• [Short task]: Retype exactly what appears below from the line containing "Recreate this image" down to the line containing "(cyclic) at (15,145)", keeping both end lines. Do not include pictures.

• [Dataset content]:
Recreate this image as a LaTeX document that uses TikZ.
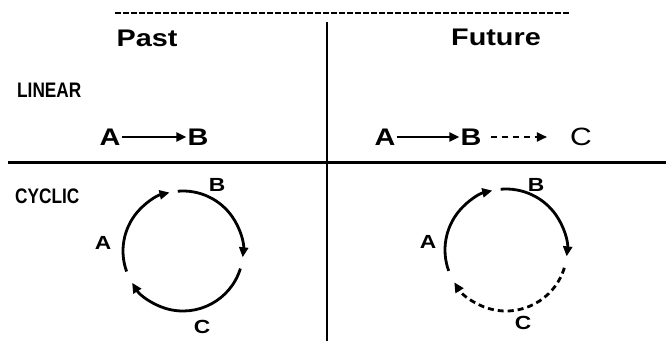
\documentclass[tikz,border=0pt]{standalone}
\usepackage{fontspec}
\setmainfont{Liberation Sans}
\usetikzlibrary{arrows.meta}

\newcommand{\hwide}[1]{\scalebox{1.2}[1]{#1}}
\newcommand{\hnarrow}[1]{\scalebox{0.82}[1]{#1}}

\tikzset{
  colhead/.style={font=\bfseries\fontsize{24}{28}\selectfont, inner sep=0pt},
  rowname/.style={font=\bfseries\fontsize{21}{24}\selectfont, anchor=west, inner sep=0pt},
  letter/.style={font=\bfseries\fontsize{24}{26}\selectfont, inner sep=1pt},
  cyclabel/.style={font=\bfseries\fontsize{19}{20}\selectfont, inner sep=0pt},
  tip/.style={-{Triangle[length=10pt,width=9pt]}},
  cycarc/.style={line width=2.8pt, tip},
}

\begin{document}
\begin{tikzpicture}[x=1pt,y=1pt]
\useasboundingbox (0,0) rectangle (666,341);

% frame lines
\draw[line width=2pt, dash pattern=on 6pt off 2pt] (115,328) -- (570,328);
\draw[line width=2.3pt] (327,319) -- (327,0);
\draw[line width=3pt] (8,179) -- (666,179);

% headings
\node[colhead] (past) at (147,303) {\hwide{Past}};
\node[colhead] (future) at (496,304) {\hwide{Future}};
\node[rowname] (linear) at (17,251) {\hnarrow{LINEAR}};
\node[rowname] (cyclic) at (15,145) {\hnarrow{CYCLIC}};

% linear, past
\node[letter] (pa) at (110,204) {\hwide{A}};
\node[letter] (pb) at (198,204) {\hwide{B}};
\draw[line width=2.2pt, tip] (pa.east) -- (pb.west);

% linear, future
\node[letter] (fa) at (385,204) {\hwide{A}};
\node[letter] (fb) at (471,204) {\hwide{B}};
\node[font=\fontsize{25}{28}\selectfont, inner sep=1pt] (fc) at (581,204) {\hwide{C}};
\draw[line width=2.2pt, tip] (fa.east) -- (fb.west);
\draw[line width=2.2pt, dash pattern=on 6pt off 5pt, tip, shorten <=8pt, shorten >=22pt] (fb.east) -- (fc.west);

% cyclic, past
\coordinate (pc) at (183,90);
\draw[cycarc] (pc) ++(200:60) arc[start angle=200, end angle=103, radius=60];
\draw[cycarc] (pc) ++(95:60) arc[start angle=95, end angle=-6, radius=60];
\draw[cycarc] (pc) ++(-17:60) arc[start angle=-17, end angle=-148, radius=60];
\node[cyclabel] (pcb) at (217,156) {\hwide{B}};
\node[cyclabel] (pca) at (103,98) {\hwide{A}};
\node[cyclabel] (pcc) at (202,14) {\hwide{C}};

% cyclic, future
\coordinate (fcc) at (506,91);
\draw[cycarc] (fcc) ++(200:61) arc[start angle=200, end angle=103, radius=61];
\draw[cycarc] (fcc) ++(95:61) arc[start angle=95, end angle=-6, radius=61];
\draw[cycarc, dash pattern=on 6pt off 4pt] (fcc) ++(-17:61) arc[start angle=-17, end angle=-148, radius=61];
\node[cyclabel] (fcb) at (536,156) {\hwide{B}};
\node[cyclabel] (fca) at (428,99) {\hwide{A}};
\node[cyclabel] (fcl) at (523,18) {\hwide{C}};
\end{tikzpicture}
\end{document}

...

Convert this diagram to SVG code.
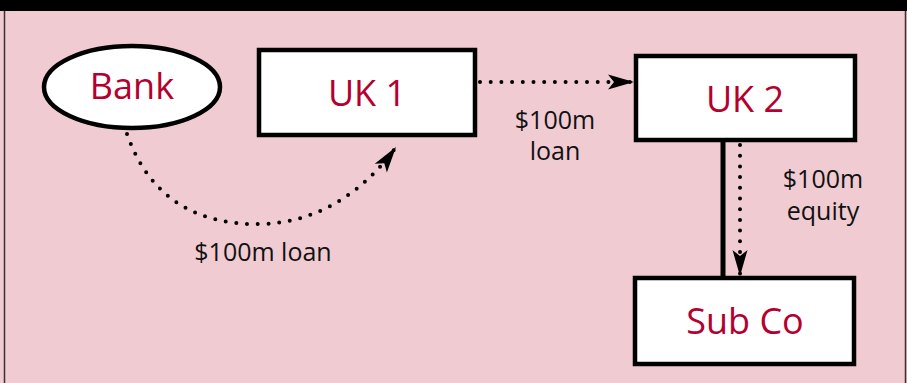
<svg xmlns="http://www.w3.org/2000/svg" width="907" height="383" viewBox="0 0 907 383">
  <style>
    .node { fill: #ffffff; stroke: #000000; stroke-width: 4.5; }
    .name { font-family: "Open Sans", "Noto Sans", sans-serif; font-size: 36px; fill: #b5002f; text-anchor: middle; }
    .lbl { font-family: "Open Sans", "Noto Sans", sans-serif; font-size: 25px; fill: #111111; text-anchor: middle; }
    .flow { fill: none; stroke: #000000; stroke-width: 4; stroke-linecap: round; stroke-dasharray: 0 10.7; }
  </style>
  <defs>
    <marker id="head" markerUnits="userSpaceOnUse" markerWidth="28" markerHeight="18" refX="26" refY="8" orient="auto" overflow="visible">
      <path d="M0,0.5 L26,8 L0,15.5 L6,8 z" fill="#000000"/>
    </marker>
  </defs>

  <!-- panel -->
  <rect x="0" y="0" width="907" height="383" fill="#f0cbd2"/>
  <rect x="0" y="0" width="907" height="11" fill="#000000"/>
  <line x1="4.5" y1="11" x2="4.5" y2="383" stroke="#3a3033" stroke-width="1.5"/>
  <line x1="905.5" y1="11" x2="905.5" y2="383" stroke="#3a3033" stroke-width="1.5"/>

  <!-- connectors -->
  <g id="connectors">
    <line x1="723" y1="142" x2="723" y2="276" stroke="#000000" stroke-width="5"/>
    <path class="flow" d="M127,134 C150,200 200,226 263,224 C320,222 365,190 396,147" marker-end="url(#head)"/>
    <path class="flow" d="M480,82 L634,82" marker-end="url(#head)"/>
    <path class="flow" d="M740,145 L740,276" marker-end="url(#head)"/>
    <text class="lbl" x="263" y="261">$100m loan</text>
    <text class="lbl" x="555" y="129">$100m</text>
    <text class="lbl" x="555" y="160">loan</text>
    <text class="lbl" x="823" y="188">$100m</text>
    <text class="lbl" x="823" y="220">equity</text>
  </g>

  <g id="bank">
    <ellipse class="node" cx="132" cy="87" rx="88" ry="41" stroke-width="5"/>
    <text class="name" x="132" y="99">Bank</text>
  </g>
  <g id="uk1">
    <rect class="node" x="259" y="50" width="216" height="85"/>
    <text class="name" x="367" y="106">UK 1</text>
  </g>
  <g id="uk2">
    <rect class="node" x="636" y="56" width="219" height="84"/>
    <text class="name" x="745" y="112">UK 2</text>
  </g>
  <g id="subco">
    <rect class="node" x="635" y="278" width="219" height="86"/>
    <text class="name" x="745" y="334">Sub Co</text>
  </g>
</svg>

• [Right answer]:
Recreate this image as a LaTeX document that uses TikZ.
\documentclass[tikz,border=0pt]{standalone}
\usepackage{fontspec}
\setmainfont{Liberation Sans}
\usetikzlibrary{arrows.meta}

\newcommand{\hwide}[1]{\scalebox{1.2}[1]{#1}}
\newcommand{\hnarrow}[1]{\scalebox{0.82}[1]{#1}}

\tikzset{
  colhead/.style={font=\bfseries\fontsize{24}{28}\selectfont, inner sep=0pt},
  rowname/.style={font=\bfseries\fontsize{21}{24}\selectfont, anchor=west, inner sep=0pt},
  letter/.style={font=\bfseries\fontsize{24}{26}\selectfont, inner sep=1pt},
  cyclabel/.style={font=\bfseries\fontsize{19}{20}\selectfont, inner sep=0pt},
  tip/.style={-{Triangle[length=10pt,width=9pt]}},
  cycarc/.style={line width=2.8pt, tip},
}

\begin{document}
\begin{tikzpicture}[x=1pt,y=1pt]
\useasboundingbox (0,0) rectangle (666,341);

% frame lines
\draw[line width=2pt, dash pattern=on 6pt off 2pt] (115,328) -- (570,328);
\draw[line width=2.3pt] (327,319) -- (327,0);
\draw[line width=3pt] (8,179) -- (666,179);

% headings
\node[colhead] (past) at (147,303) {\hwide{Past}};
\node[colhead] (future) at (496,304) {\hwide{Future}};
\node[rowname] (linear) at (17,251) {\hnarrow{LINEAR}};
\node[rowname] (cyclic) at (15,145) {\hnarrow{CYCLIC}};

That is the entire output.